# PROBLEM
Leaving out all images, write out the records that follow exactly.

------------------------

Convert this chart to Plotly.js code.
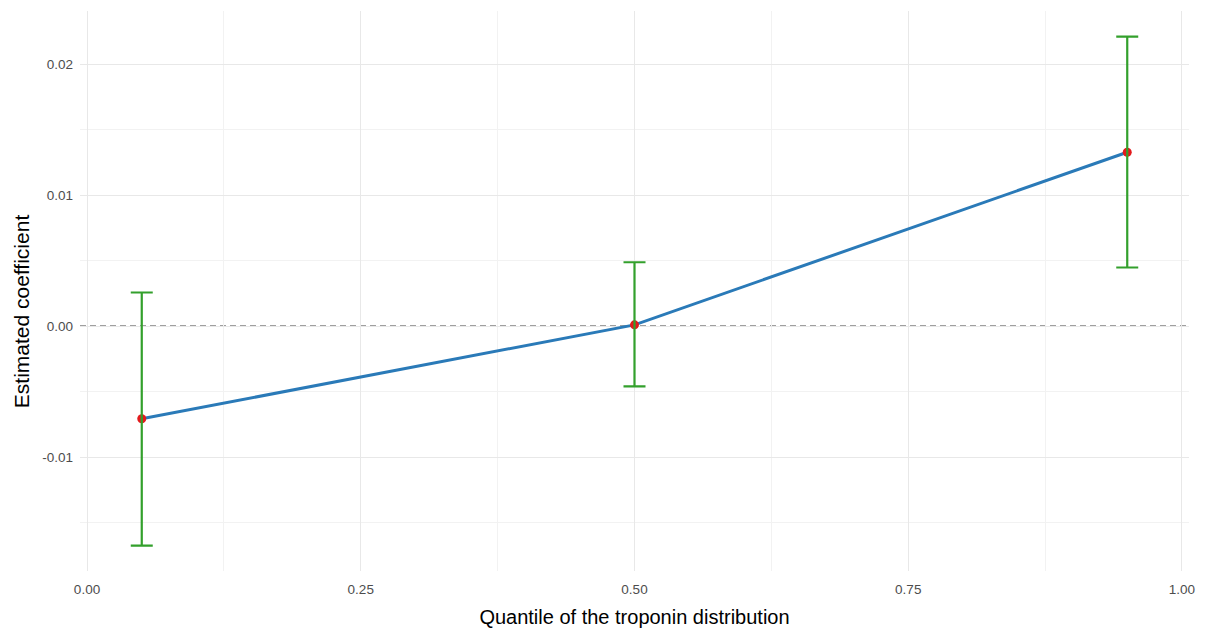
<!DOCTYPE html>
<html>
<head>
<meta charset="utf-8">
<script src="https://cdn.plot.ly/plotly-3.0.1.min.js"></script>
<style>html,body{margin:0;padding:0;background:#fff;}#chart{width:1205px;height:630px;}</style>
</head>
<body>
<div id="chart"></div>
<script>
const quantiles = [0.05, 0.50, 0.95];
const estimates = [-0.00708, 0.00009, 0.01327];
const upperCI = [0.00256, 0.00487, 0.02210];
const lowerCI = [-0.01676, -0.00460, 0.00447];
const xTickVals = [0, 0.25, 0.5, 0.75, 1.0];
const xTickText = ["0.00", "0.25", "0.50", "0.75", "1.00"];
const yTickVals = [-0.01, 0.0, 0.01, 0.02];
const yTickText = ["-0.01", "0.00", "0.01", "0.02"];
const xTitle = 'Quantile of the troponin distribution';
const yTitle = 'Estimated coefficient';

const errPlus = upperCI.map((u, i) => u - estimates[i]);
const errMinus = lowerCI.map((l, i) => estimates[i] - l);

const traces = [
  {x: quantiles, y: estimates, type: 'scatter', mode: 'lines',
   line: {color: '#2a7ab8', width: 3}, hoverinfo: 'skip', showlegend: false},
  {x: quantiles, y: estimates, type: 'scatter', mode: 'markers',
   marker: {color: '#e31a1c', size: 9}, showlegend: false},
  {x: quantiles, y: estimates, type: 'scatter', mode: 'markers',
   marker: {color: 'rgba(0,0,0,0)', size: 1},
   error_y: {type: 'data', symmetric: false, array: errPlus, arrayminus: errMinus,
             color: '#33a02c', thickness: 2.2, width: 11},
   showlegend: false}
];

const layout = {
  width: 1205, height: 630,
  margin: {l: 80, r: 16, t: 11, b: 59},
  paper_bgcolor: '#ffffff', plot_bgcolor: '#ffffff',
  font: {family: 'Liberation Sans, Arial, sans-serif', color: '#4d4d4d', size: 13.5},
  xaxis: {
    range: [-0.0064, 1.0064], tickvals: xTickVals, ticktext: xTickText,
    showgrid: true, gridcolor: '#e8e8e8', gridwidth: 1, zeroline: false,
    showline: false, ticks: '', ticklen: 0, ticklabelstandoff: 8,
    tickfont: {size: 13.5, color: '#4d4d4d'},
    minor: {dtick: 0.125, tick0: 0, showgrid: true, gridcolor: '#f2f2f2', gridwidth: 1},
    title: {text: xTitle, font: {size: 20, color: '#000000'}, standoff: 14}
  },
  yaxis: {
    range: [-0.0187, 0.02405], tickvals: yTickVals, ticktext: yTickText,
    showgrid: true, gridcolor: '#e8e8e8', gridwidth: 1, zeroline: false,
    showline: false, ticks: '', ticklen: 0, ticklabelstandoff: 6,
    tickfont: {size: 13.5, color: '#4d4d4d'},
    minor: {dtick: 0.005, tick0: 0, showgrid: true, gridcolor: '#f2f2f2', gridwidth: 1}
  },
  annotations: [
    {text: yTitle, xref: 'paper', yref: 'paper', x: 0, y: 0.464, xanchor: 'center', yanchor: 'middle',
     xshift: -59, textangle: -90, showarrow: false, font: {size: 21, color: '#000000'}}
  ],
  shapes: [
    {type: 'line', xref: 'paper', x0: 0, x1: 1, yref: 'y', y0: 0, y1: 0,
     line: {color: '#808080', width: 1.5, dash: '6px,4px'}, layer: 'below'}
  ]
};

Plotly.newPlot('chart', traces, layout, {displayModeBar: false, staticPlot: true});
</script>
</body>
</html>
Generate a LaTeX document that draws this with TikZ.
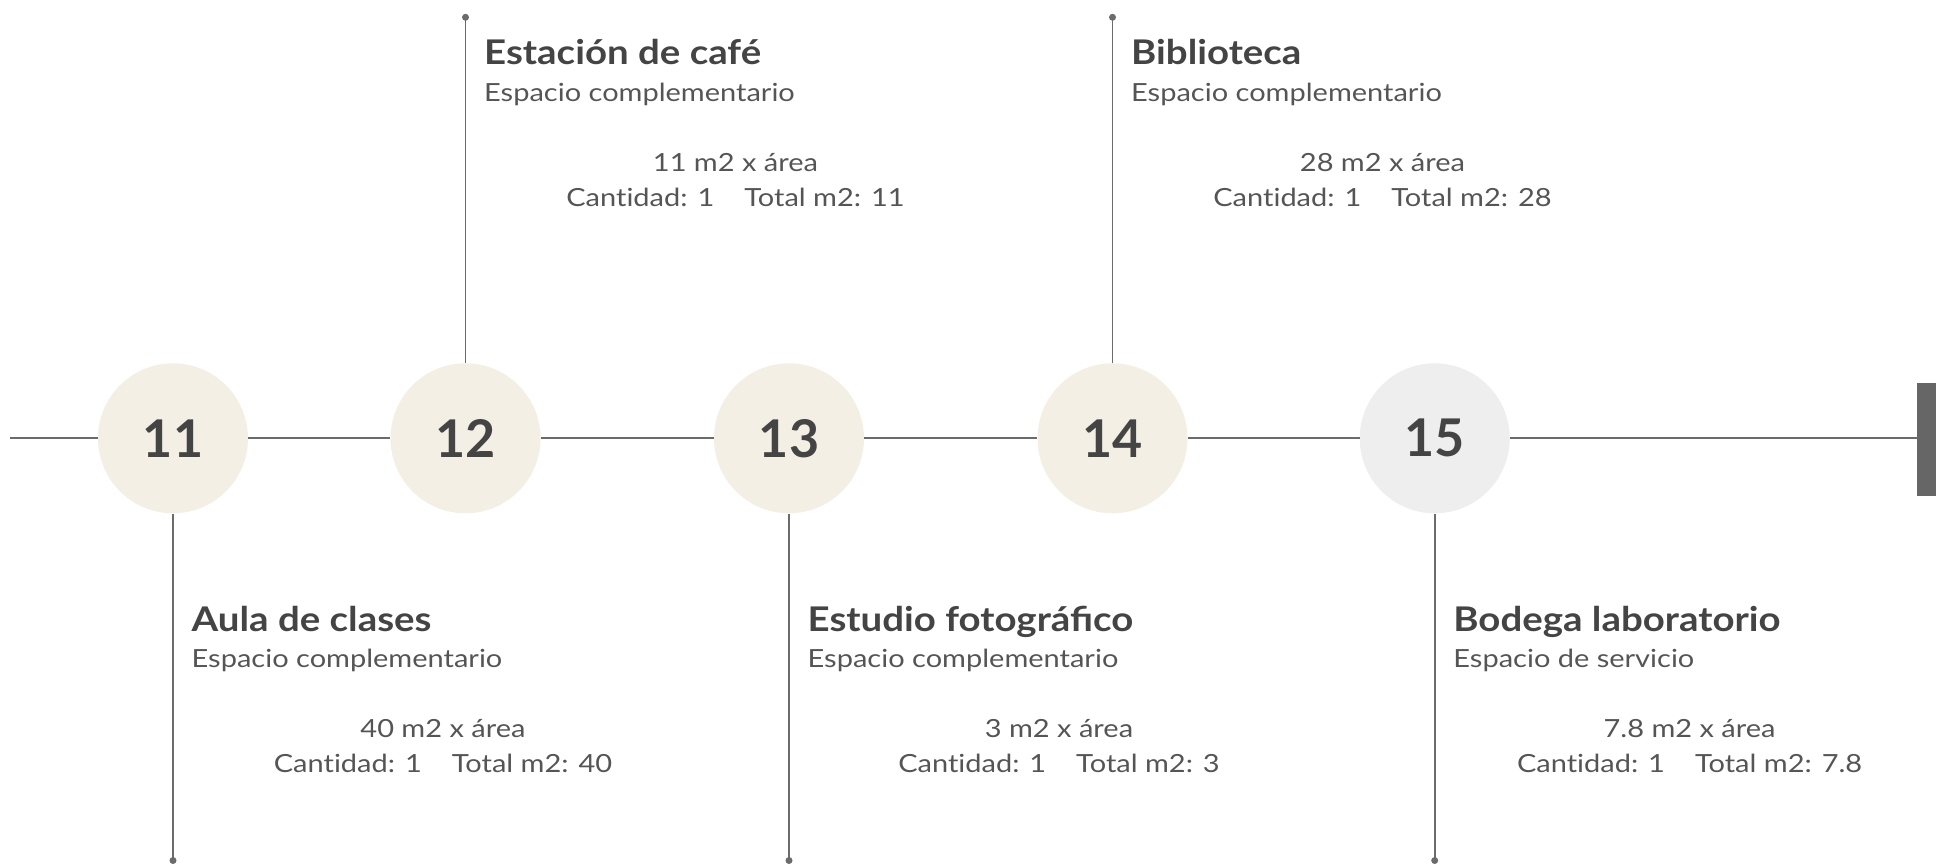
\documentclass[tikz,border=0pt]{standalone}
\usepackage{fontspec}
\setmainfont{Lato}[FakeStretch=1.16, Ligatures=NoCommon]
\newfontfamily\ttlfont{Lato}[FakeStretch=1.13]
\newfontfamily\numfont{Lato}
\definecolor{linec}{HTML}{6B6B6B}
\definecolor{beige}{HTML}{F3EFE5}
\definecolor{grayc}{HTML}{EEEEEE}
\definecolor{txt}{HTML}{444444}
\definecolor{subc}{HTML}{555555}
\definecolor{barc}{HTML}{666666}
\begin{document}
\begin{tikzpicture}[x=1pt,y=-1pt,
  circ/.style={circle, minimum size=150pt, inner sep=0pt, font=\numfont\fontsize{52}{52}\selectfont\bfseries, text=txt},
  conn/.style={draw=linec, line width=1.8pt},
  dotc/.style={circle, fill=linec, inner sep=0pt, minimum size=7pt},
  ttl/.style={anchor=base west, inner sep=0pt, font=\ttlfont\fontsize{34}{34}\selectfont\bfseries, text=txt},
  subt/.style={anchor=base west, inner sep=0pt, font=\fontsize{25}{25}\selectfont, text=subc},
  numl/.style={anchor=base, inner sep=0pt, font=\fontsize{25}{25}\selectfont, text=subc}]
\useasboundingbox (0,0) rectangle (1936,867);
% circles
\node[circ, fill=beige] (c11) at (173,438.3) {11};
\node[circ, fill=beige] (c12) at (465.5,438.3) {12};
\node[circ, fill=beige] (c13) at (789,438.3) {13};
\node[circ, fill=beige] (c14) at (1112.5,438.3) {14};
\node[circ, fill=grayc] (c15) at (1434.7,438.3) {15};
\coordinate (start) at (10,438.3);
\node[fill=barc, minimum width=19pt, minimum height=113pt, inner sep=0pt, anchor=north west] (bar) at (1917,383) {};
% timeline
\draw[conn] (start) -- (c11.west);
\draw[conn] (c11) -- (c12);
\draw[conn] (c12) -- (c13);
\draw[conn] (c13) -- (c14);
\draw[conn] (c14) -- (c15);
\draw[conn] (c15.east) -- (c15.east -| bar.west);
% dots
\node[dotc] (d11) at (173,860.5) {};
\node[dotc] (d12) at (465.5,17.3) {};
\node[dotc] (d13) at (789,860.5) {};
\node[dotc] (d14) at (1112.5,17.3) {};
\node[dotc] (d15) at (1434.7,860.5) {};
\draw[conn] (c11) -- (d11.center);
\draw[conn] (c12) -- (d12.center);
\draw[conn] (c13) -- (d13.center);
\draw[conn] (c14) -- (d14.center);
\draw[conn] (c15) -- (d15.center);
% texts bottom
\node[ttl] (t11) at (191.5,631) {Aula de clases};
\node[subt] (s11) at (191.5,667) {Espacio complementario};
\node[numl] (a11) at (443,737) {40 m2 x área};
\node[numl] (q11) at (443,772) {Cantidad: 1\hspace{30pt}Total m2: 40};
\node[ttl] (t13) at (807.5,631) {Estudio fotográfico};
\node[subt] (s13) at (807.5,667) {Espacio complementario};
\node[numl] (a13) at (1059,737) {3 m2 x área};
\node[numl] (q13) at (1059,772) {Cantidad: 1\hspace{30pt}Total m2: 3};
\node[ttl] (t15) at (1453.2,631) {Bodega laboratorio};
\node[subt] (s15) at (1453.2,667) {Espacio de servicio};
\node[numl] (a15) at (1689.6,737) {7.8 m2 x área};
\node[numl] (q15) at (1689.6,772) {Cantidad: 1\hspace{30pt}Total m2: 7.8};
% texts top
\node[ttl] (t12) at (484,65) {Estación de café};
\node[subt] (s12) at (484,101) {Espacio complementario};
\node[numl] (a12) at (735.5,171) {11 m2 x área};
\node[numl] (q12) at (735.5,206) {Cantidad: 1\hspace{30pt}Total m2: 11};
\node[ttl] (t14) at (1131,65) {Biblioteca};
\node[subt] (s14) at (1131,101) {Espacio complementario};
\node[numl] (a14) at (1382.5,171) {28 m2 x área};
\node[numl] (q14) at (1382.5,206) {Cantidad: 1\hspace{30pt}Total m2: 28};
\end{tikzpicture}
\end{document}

------------------------

# RESULT FOR THIS TASK
Convert this chart to Plotly.js code.
<!DOCTYPE html>
<html>
<head>
<meta charset="utf-8">
<script src="https://cdn.plot.ly/plotly-3.0.1.min.js"></script>
<style>html,body{margin:0;padding:0;background:#fff;}#chart{width:1205px;height:630px;}</style>
</head>
<body>
<div id="chart"></div>
<script>
const quantiles = [0.05, 0.50, 0.95];
const estimates = [-0.00708, 0.00009, 0.01327];
const upperCI = [0.00256, 0.00487, 0.02210];
const lowerCI = [-0.01676, -0.00460, 0.00447];
const xTickVals = [0, 0.25, 0.5, 0.75, 1.0];
const xTickText = ["0.00", "0.25", "0.50", "0.75", "1.00"];
const yTickVals = [-0.01, 0.0, 0.01, 0.02];
const yTickText = ["-0.01", "0.00", "0.01", "0.02"];
const xTitle = 'Quantile of the troponin distribution';
const yTitle = 'Estimated coefficient';

const errPlus = upperCI.map((u, i) => u - estimates[i]);
const errMinus = lowerCI.map((l, i) => estimates[i] - l);

const traces = [
  {x: quantiles, y: estimates, type: 'scatter', mode: 'lines',
   line: {color: '#2a7ab8', width: 3}, hoverinfo: 'skip', showlegend: false},
  {x: quantiles, y: estimates, type: 'scatter', mode: 'markers',
   marker: {color: '#e31a1c', size: 9}, showlegend: false},
  {x: quantiles, y: estimates, type: 'scatter', mode: 'markers',
   marker: {color: 'rgba(0,0,0,0)', size: 1},
   error_y: {type: 'data', symmetric: false, array: errPlus, arrayminus: errMinus,
             color: '#33a02c', thickness: 2.2, width: 11},
   showlegend: false}
];

const layout = {
  width: 1205, height: 630,
  margin: {l: 80, r: 16, t: 11, b: 59},
  paper_bgcolor: '#ffffff', plot_bgcolor: '#ffffff',
  font: {family: 'Liberation Sans, Arial, sans-serif', color: '#4d4d4d', size: 13.5},
  xaxis: {
    range: [-0.0064, 1.0064], tickvals: xTickVals, ticktext: xTickText,
    showgrid: true, gridcolor: '#e8e8e8', gridwidth: 1, zeroline: false,
    showline: false, ticks: '', ticklen: 0, ticklabelstandoff: 8,
    tickfont: {size: 13.5, color: '#4d4d4d'},
    minor: {dtick: 0.125, tick0: 0, showgrid: true, gridcolor: '#f2f2f2', gridwidth: 1},
    title: {text: xTitle, font: {size: 20, color: '#000000'}, standoff: 14}
  },
  yaxis: {
    range: [-0.0187, 0.02405], tickvals: yTickVals, ticktext: yTickText,
    showgrid: true, gridcolor: '#e8e8e8', gridwidth: 1, zeroline: false,
    showline: false, ticks: '', ticklen: 0, ticklabelstandoff: 6,
    tickfont: {size: 13.5, color: '#4d4d4d'},
    minor: {dtick: 0.005, tick0: 0, showgrid: true, gridcolor: '#f2f2f2', gridwidth: 1}
  },
  annotations: [
    {text: yTitle, xref: 'paper', yref: 'paper', x: 0, y: 0.464, xanchor: 'center', yanchor: 'middle',
     xshift: -59, textangle: -90, showarrow: false, font: {size: 21, color: '#000000'}}
  ],
  shapes: [
    {type: 'line', xref: 'paper', x0: 0, x1: 1, yref: 'y', y0: 0, y1: 0,
     line: {color: '#808080', width: 1.5, dash: '6px,4px'}, layer: 'below'}
  ]
};

Plotly.newPlot('chart', traces, layout, {displayModeBar: false, staticPlot: true});
</script>
</body>
</html>
Generate a LaTeX document that draws this with TikZ.
\documentclass[tikz,border=0pt]{standalone}
\usepackage{fontspec}
\setmainfont{Lato}[FakeStretch=1.16, Ligatures=NoCommon]
\newfontfamily\ttlfont{Lato}[FakeStretch=1.13]
\newfontfamily\numfont{Lato}
\definecolor{linec}{HTML}{6B6B6B}
\definecolor{beige}{HTML}{F3EFE5}
\definecolor{grayc}{HTML}{EEEEEE}
\definecolor{txt}{HTML}{444444}
\definecolor{subc}{HTML}{555555}
\definecolor{barc}{HTML}{666666}
\begin{document}
\begin{tikzpicture}[x=1pt,y=-1pt,
  circ/.style={circle, minimum size=150pt, inner sep=0pt, font=\numfont\fontsize{52}{52}\selectfont\bfseries, text=txt},
  conn/.style={draw=linec, line width=1.8pt},
  dotc/.style={circle, fill=linec, inner sep=0pt, minimum size=7pt},
  ttl/.style={anchor=base west, inner sep=0pt, font=\ttlfont\fontsize{34}{34}\selectfont\bfseries, text=txt},
  subt/.style={anchor=base west, inner sep=0pt, font=\fontsize{25}{25}\selectfont, text=subc},
  numl/.style={anchor=base, inner sep=0pt, font=\fontsize{25}{25}\selectfont, text=subc}]
\useasboundingbox (0,0) rectangle (1936,867);
% circles
\node[circ, fill=beige] (c11) at (173,438.3) {11};
\node[circ, fill=beige] (c12) at (465.5,438.3) {12};
\node[circ, fill=beige] (c13) at (789,438.3) {13};
\node[circ, fill=beige] (c14) at (1112.5,438.3) {14};
\node[circ, fill=grayc] (c15) at (1434.7,438.3) {15};
\coordinate (start) at (10,438.3);
\node[fill=barc, minimum width=19pt, minimum height=113pt, inner sep=0pt, anchor=north west] (bar) at (1917,383) {};
% timeline
\draw[conn] (start) -- (c11.west);
\draw[conn] (c11) -- (c12);
\draw[conn] (c12) -- (c13);
\draw[conn] (c13) -- (c14);
\draw[conn] (c14) -- (c15);
\draw[conn] (c15.east) -- (c15.east -| bar.west);
% dots
\node[dotc] (d11) at (173,860.5) {};
\node[dotc] (d12) at (465.5,17.3) {};
\node[dotc] (d13) at (789,860.5) {};
\node[dotc] (d14) at (1112.5,17.3) {};
\node[dotc] (d15) at (1434.7,860.5) {};
\draw[conn] (c11) -- (d11.center);
\draw[conn] (c12) -- (d12.center);
\draw[conn] (c13) -- (d13.center);
\draw[conn] (c14) -- (d14.center);
\draw[conn] (c15) -- (d15.center);
% texts bottom
\node[ttl] (t11) at (191.5,631) {Aula de clases};
\node[subt] (s11) at (191.5,667) {Espacio complementario};
\node[numl] (a11) at (443,737) {40 m2 x área};
\node[numl] (q11) at (443,772) {Cantidad: 1\hspace{30pt}Total m2: 40};
\node[ttl] (t13) at (807.5,631) {Estudio fotográfico};
\node[subt] (s13) at (807.5,667) {Espacio complementario};
\node[numl] (a13) at (1059,737) {3 m2 x área};
\node[numl] (q13) at (1059,772) {Cantidad: 1\hspace{30pt}Total m2: 3};
\node[ttl] (t15) at (1453.2,631) {Bodega laboratorio};
\node[subt] (s15) at (1453.2,667) {Espacio de servicio};
\node[numl] (a15) at (1689.6,737) {7.8 m2 x área};
\node[numl] (q15) at (1689.6,772) {Cantidad: 1\hspace{30pt}Total m2: 7.8};
% texts top
\node[ttl] (t12) at (484,65) {Estación de café};
\node[subt] (s12) at (484,101) {Espacio complementario};
\node[numl] (a12) at (735.5,171) {11 m2 x área};
\node[numl] (q12) at (735.5,206) {Cantidad: 1\hspace{30pt}Total m2: 11};
\node[ttl] (t14) at (1131,65) {Biblioteca};
\node[subt] (s14) at (1131,101) {Espacio complementario};
\node[numl] (a14) at (1382.5,171) {28 m2 x área};
\node[numl] (q14) at (1382.5,206) {Cantidad: 1\hspace{30pt}Total m2: 28};
\end{tikzpicture}
\end{document}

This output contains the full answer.